Chef Garrett Miller, Ziegler’s culinary arts instructor, said first and second-place finishers in the district competition move on to the state competition.

He said Ziegler did a fantastic job at districts this year, and he is confident she will perform well.

Ziegler will join Nerik Stricklin and Serenity Evans, also in the ATS culinary program, at the state competition.

“I feel very good about her standing,” Miller said. “It comes down to how much work she’s going to put into it. The students we have this year specifically, they’re putting a lot of work in. It’s exciting to see.”

For the competition in carpentry discipline, Ward said he had to take a written test and then build a structure based on provided blueprints. He was given three hours to construct a 4-by-4-foot building.

Kaleb Ward, a senior at Northwest High School, works on a small structure for the SkillsUSA district competition.

Kaleb Ward, a senior at Northwest High School, works on a small structure for the SkillsUSA district competition.

Ward said about six carpenters built their structures at the same time.

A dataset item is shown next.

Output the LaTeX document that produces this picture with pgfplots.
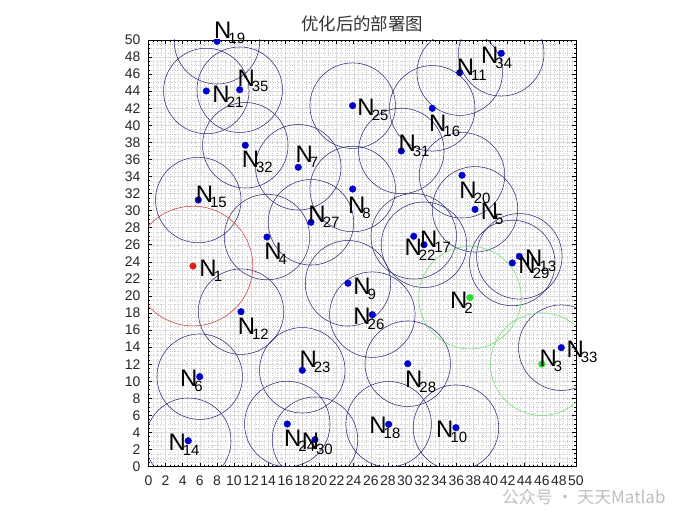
\documentclass[border=0pt]{standalone}
\usepackage{pgfplots}
\pgfplotsset{compat=1.18}
\usepackage{pgfplotstable}
\usepackage{fontspec}
\setmainfont{Liberation Sans}
\newfontfamily\cjk{Noto Sans CJK SC}
\definecolor{circ}{RGB}{45,45,120}
\definecolor{dotb}{RGB}{0,0,205}
\definecolor{redc}{RGB}{205,60,60}
\definecolor{redd}{RGB}{225,30,30}
\definecolor{greenc}{RGB}{110,220,110}
\definecolor{greend}{RGB}{40,220,40}
\newcommand{\Nl}[1]{\fontsize{24}{24}\selectfont N\kern-3bp\raisebox{-5bp}{\fontsize{15}{15}\selectfont #1}}

\pgfplotstableread{
x y
37.6 19.8
}\greenA
\pgfplotstableread{
x y
46.0 12.0
}\greenB
\pgfplotstableread{
x y
5.2 23.5
}\rednode
\pgfplotstableread{
x y
13.86 26.9
38.19 30.15
5.99 10.53
17.52 35.08
23.88 32.53
23.33 21.48
35.96 4.55
36.4 46.17
10.82 18.15
43.37 24.64
4.65 3.02
5.82 31.24
33.19 41.99
32.22 26.0
28.09 4.95
8.01 49.85
36.67 34.14
6.76 44.02
31.02 26.99
17.99 11.28
16.23 4.98
23.88 42.3
26.18 17.8
19.0 28.63
30.32 12.05
42.55 23.86
19.47 3.14
29.57 36.99
11.32 37.66
48.28 13.93
41.26 48.44
10.67 44.17
}\bluenodes

\begin{document}
\begin{tikzpicture}
\path[use as bounding box] (-148.5bp,-58.5bp) rectangle (551.5bp,466.5bp);
\begin{axis}[
  at={(0,0)}, anchor=south west,
  x=8.55bp, y=8.53bp,
  xmin=0, xmax=50, ymin=0, ymax=50,
  xtick distance=2, ytick distance=2,
  minor tick num=3,
  grid=both,
  major grid style={gray!28, line width=0.4bp},
  minor grid style={gray!40, dotted, line width=0.35bp},
  tick align=inside,
  major tick length=4bp, minor tick length=2bp,
  tick style={black, line width=0.5bp},
  axis line style={black, line width=0.6bp},
  /pgf/number format/assume math mode=true,
  ticklabel style={font=\fontsize{14}{14}\selectfont, inner sep=0pt, text=black!85},
  xticklabel style={yshift=-9bp},
  yticklabel style={xshift=-8bp},
  clip mode=individual,
  clip marker paths=true,
]
\addplot[only marks, mark=o, mark size=42.75bp, mark options={draw=circ, line width=0.55bp, fill=none}] table {\bluenodes};
\addplot[only marks, mark=o, mark size=59.85bp, mark options={draw=redc, line width=0.55bp, fill=none}] table {\rednode};
\addplot[only marks, mark=o, mark size=51.3bp, mark options={draw=greenc, line width=0.55bp, fill=none}] table {\greenA};
\addplot[only marks, mark=o, mark size=51.3bp, mark options={draw=greenc, line width=0.55bp, fill=none}] table {\greenB};
\addplot[only marks, mark=*, mark size=3.3bp, mark options={draw=dotb, fill=dotb}] table {\bluenodes};
\addplot[only marks, mark=*, mark size=3.3bp, mark options={draw=redd, fill=redd}] table {\rednode};
\addplot[only marks, mark=*, mark size=3.3bp, mark options={draw=greend, fill=greend}] table {\greenA};
\addplot[only marks, mark=*, mark size=3.3bp, mark options={draw=greend, fill=greend}] table {\greenB};
\begin{scope}[every node/.style={anchor=base west, inner sep=0pt, text=black}]
\node at (axis cs:5.94,22.33) {\Nl{1}};
\node at (axis cs:35.26,18.55) {\Nl{2}};
\node at (axis cs:45.73,11.78) {\Nl{3}};
\node at (axis cs:13.54,24.29) {\Nl{4}};
\node at (axis cs:38.85,28.9) {\Nl{5}};
\node at (axis cs:3.68,9.36) {\Nl{6}};
\node at (axis cs:17.17,35.62) {\Nl{7}};
\node at (axis cs:23.33,29.68) {\Nl{8}};
\node at (axis cs:23.95,20.22) {\Nl{9}};
\node at (axis cs:33.63,3.38) {\Nl{10}};
\node at (axis cs:36.05,45.78) {\Nl{11}};
\node at (axis cs:10.43,15.42) {\Nl{12}};
\node at (axis cs:44.04,23.42) {\Nl{13}};
\node at (axis cs:2.32,1.85) {\Nl{14}};
\node at (axis cs:5.52,30.97) {\Nl{15}};
\node at (axis cs:32.81,39.33) {\Nl{16}};
\node at (axis cs:31.75,25.7) {\Nl{17}};
\node at (axis cs:25.82,3.89) {\Nl{18}};
\node at (axis cs:7.66,50.12) {\Nl{19}};
\node at (axis cs:36.35,31.44) {\Nl{20}};
\node at (axis cs:7.46,42.65) {\Nl{21}};
\node at (axis cs:29.92,24.68) {\Nl{22}};
\node at (axis cs:17.64,11.63) {\Nl{23}};
\node at (axis cs:15.85,2.32) {\Nl{24}};
\node at (axis cs:24.42,41.09) {\Nl{25}};
\node at (axis cs:23.95,16.59) {\Nl{26}};
\node at (axis cs:18.69,28.58) {\Nl{27}};
\node at (axis cs:30.0,9.28) {\Nl{28}};
\node at (axis cs:43.25,22.65) {\Nl{29}};
\node at (axis cs:17.92,2.02) {\Nl{30}};
\node at (axis cs:29.22,36.91) {\Nl{31}};
\node at (axis cs:10.9,35.03) {\Nl{32}};
\node at (axis cs:48.87,12.72) {\Nl{33}};
\node at (axis cs:38.89,47.27) {\Nl{34}};
\node at (axis cs:10.39,44.53) {\Nl{35}};
\end{scope}
\end{axis}
\node[font=\cjk\fontsize{17.5}{17.5}\selectfont, text=black!80] at (213.75bp,443bp) {优化后的部署图};
\node[anchor=west, font=\cjk\fontsize{17}{17}\selectfont, text=black!25] at (350bp,-30.5bp) {公众号 · 天天Matlab};
\end{tikzpicture}
\end{document}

Only he and one other student were able to complete their builds in the time given.

“With the basic knowledge we’ve learned over the past few years, we (Ward and the other competitors) were able to build it up,” Ward said. “It was definitely pretty complicated.”

Ward will join first-place finisher Elliot Busch, also a student at Jefferson College’s ATS, at the state competition. This is Ward’s second year in the ATS carpentry program.

He said his first-year instructor, Michael Griggs, encouraged him to sign up for the competition and offered useful advice, especially for the test.

“My teacher gave us a pretty good test-taking strategy: If you don’t know the answer, put something down and move on,” Ward said. “I got stumped on a question, so I just went ahead and wrote some stuff down and then I got to the workshop and began my building.”

Griggs, an associate professor in residential carpentry at ATS, said he has helped Ward and Busch brush up on some skills before the competition. Not only did they review the literal nuts and bolts of framing a structure, but also they focused on reading blueprints and “pruning” the instructions for the most important details.

He said he enjoys working with the students.

“I think a large part of education is the relationships,” Griggs said. “I can’t make kids do things, but if I can motivate them, then they can find success on their own terms. I’ll go back up and talk to (Ward), brag on him for being a district champ. We’ll continue to let him celebrate that success and let that success be self-motivating.”

Ziegler said she was nervous before the district competition began, but preparing with Miller has eased her nerves. For the competition, she prepared a few dishes for a panel of judges. They included chilled, poached shrimp avocado jicama slaw and pan-seared chicken with jasmine rice pilaf and sauteed carrots.

“As the day (of the competition) was getting closer, the stress was slowly building up,” Ziegler said. “My anxiety was rising, but whenever you just do something you’ve always done, it just flows. It’s like everything disappeared and I was just cooking, and it felt amazing.”

After he graduates from high school in May, Ward said he plans to work full-time as a carpenter for a St. Louis-based home-building company.

“I’m excited about his potential as a carpenter in the field and about where it can take him in life,” Griggs said.

Ziegler plans to earn an associate degree in culinary arts and then pursue a degree in her second love – environmental studies or meteorology.

“I plan on keeping culinary always in my sights, and if I get a chance, I’m going to open my restaurant or even find a cool restaurant and try to head it,” Ziegler said. “I love cooking. I’ll never stop cooking.”